DeepShadow
White Crow
It's not about believability. None of the books in the Bible were written with the intention of trying to convince people they were authoritative. That's what it seems like the Book of Mormon is trying to do by putting these word-for-word passages from the Bible.
But the fact remains that books quoted from each other extensivley all the time back then. If they had copies of the Book of Isaiah, and they copied such passages, what would you expect them to sound like?
From a literary standpoint, this is actually plagiarism.
Then the Dead Sea Scrolls were plaigerized. Who knew?
Notice how, in the Bible, quotes from other books are put in quotation marks and usually sourced.
In your modern one, maybe. Rarely if ever in the King James.
The only instance I can think of a Biblical repetition of this sort is the four Gospels, which were all quoting Jesus anyways, so that's not actually plagiarism, simply proper transcription of events.
You need to look up the concept of "proof texts" then, because this is all over ancient scripture.
As far as the second part of your comment, you'd have to quote the passages you're referring to specifically, since I'm not altogether familiar with them. Could you give some direct examples?
Here's one:
Isa. 2: 16
16 And upon all the ships of Tarshish, and upon all pleasant pictures.
2 Ne. 12: 16
16 And upon all the ships of the sea, and upon all the ships of Tarshish, and upon all pleasant pictures.
From the LDS footnotes:
The Greek (Septuagint) has ships of the sea. The Hebrew has ships of Tarshish. The Book of Mormon has both, showing that the brass plates had lost neither phrase.

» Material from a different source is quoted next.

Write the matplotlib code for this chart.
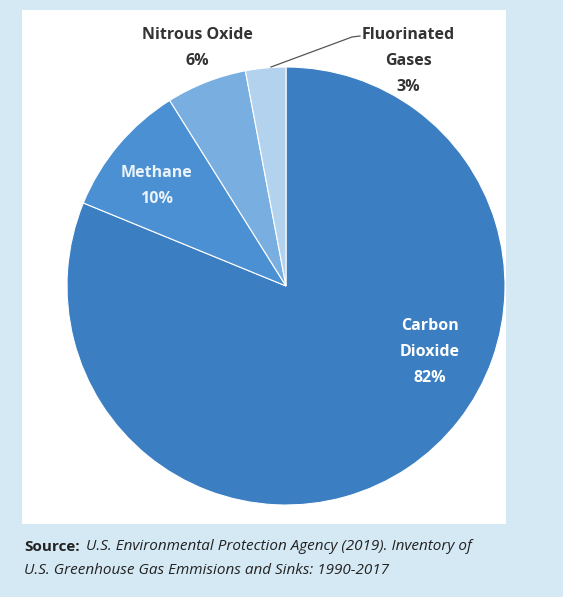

Now this might not be that bid a deal if Joseph Smith had access to both translations, but I'm not sure he did. Moreover, if this was Joseph's idea, one wonders why not just pick one phrase or the other, when together they sound redundant?
The thing is, they aren't redundant to the original writer, who was using a poetic style. Here's the original context:
10 ¶ Enter into the rock, and hide thee in the dust, for fear of the LORD, and for the glory of his majesty.
11 The lofty looks of man shall be humbled, and the haughtiness of men shall be bowed down, and the LORD alone shall be exalted in that day.
12 For the day of the LORD of hosts shall be upon every one that is proud and lofty, and upon every one that is lifted up; and he shall be brought low:
13 And upon all the cedars of Lebanon, that are high and lifted up, and upon all the oaks of Bashan,
14 And upon all the high mountains, and upon all the hills that are lifted up,
15 And upon every high tower, and upon every fenced wall,
16 And upon all the ships of Tarshish, and upon all pleasant pictures.
17 And the loftiness of man shall be bowed down, and the haughtiness of men shall be made low: and the LORD alone shall be exalted in that day.
18 And the idols he shall utterly abolish.
19 And they shall go into the holes of the rocks, and into the caves of the earth, for fear of the LORD, and for the glory of his majesty, when he ariseth to shake terribly the earth.
20 In that day a man shall cast his idols of silver, and his idols of gold, which they made each one for himself to worship, to the moles and to the bats;
21 To go into the clefts of the rocks, and into the tops of the ragged rocks, for fear of the LORD, and for the glory of his majesty, when he ariseth to shake terribly the earth.
22 Cease ye from man, whose breath is in his nostrils: for wherein is he to be accounted of?
There's a repeated theme: A, A, B. Where A is some metaphoric couplet, and B is a reference to spiritual things, hence:
A Enter into the rock,
A hide thee in the dust,
B for fear of the LORD, and for the glory of his majesty.
A The lofty looks of man shall be humbled,
A the haughtiness of men shall be bowed down,
B the LORD alone shall be exalted in that day.
And here the central chiasmus:
B the day of the LORD of hosts
A shall be upon every one that is proud and lofty,
A and upon every one that is lifted up;
B and he shall be brought low:
A And upon all the cedars of Lebanon,
B that are high and lifted up,
A and upon all the oaks of Bashan,
A And upon all the high mountains,
A upon all the hills
B that are lifted up,
A upon every high tower,
A upon every fenced wall,
A upon all the ships of Tarshish,
? and upon all pleasant pictures.
And now we've lost our parallel structure. We've contrasted oaks with cedars, rocks with dirt, why are we contrasting ships with pictures?!
(Hums: One of these things is not like the others...)
But it keeps going:
A the loftiness of man shall be bowed down
A the haughtiness of men shall be made low:
B the LORD alone shall be exalted in that day.
we're back to contrasting lofty with haughty, which is a match.